Op-Ed: Steel, data and a spirit of collaboration will build a better future

Written by Heather Ervin
Ghost bullker

Ghost bulker. (Credit: NAPA)

Data is creating a new bridge between ship design and operation, one that will help build safer, more sustainable ships in the future, says NAPA CEO Mikko Kuosa.

The sustainable ships of the future will be made of data just as much as steel, and they will be the result of a collaboration that ranges from shipyards to class societies, to shipowners, operators, charterers, cargo owners and more.

NAPA’s digital 3D models are already in use by designers and shipyards worldwide, and increasingly, they are helping shipowners, operators and managers to reduce risk and optimize operations at sea. Now, the circle is being closed as real-life operational data is being fed back to shipyards to help them understand how their designs behave at sea. Real-life voyage data links theory and practice, providing shipyards with the unparalleled ability to analyze their vessels once they have been deployed at sea, and from there to refine the designs of future ships.

Mikko Kuosa

At the heart of this digital transformation is the recognition that no two ships are exactly the same, and even twin vessels can perform differently depending on their operational profile. As this diversity increases with the arrival of alternative fuels and clean technologies, understanding the specifics of each ship will be even more important. By using the same 3D models and information throughout the design and operation of a vessel, we can make the most of each asset and accelerate the sustainability journey of the industry as a whole.

For example, the use of digital twin data can take voyage optimization to higher levels. NAPA’s Stability ensures the safe and optimal planning of stowage, cargo and ballast to optimize the ship’s trim, thereby reducing fuel consumption. NAPA Voyage Optimization combines ship-specific digital models, operational data generated by systems on board, and real-time information on weather and sea routes, to model ship performance. Together these enable captains to choose the best and safest routes to minimize fuel consumption and emissions—reducing both by around 5-15%.

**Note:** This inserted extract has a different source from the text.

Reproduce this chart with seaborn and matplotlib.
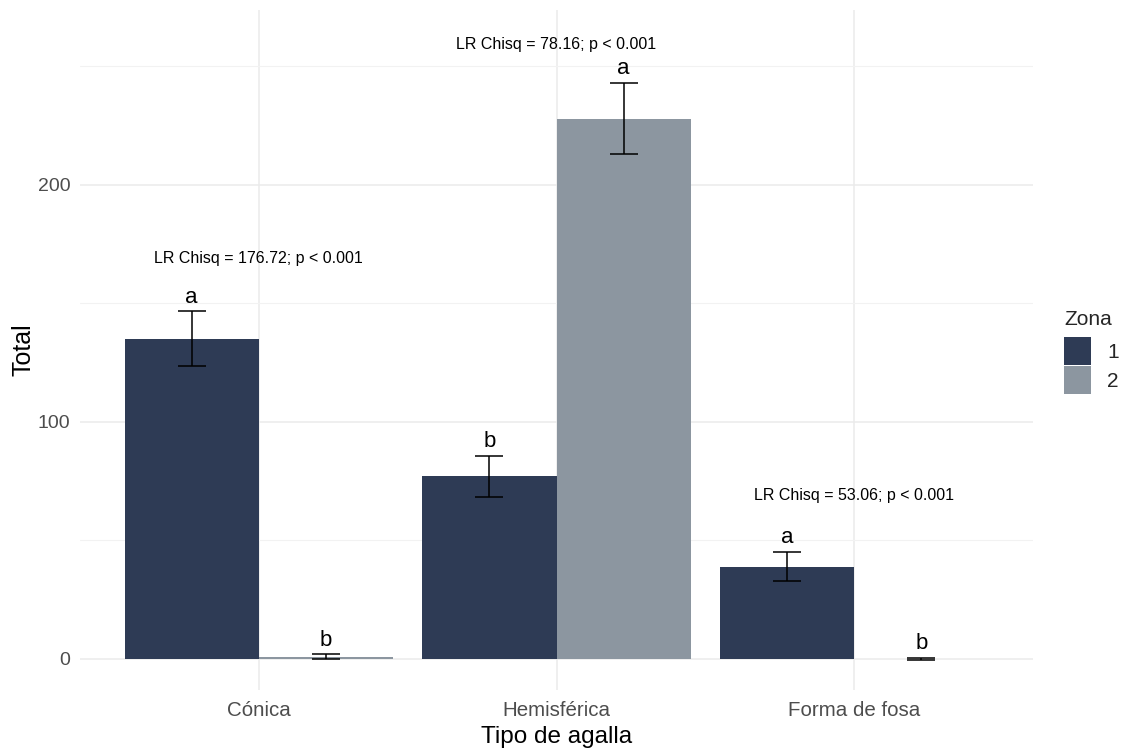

NAPA designer RoPax vessel

Combining data from AIS weather services and loading condition history, NAPA can assess the severity of the sea conditions experienced by a specific vessel, the level of hull fatigue, and estimate the likelihood of cracks and other problems appearing. In cases when the ship has not experienced very harsh conditions, this can give the green light to expand the hull lifetime. 

This same approach to 3D modelling can also facilitate safety inspections. Ships are made of over 200,000 pieces of steel, and it would be too time consuming to inspect all of these manually during a typical inspection. Digital twins can highlight specific areas of interest—predicting where hull fatigue is most likely to occur, enabling inspectors to identify and prioritize the highest-risk areas.

Efficiency, stability and safety data will be intrinsically linked going forward. Highly connected ships enable a more proactive approach to safety, where risks to stability—from routes and weather conditions to the number of doors left open—are constantly monitored. Using the same 3D models as we do at the design stage, our stability calculations take place in real time, so any issues can be flagged to the crew and addressed before they escalate. Moreover, in emergencies, response teams can access the same stability data as the crew via the digital twin to make vital calculations in real time.

It is vital that all stakeholders cooperate on information sharing to accelerate the development of designs and operational patterns that will meet society’s needs for a cleaner ocean and greater sustainability. Having access to 3D models will play a vital role, and that’s why I say that the ships of the future will be made of data, steel, and a collaborative spirit. They will have data at their core throughout their lifecycle to maximize efficiency, safety and sustainability.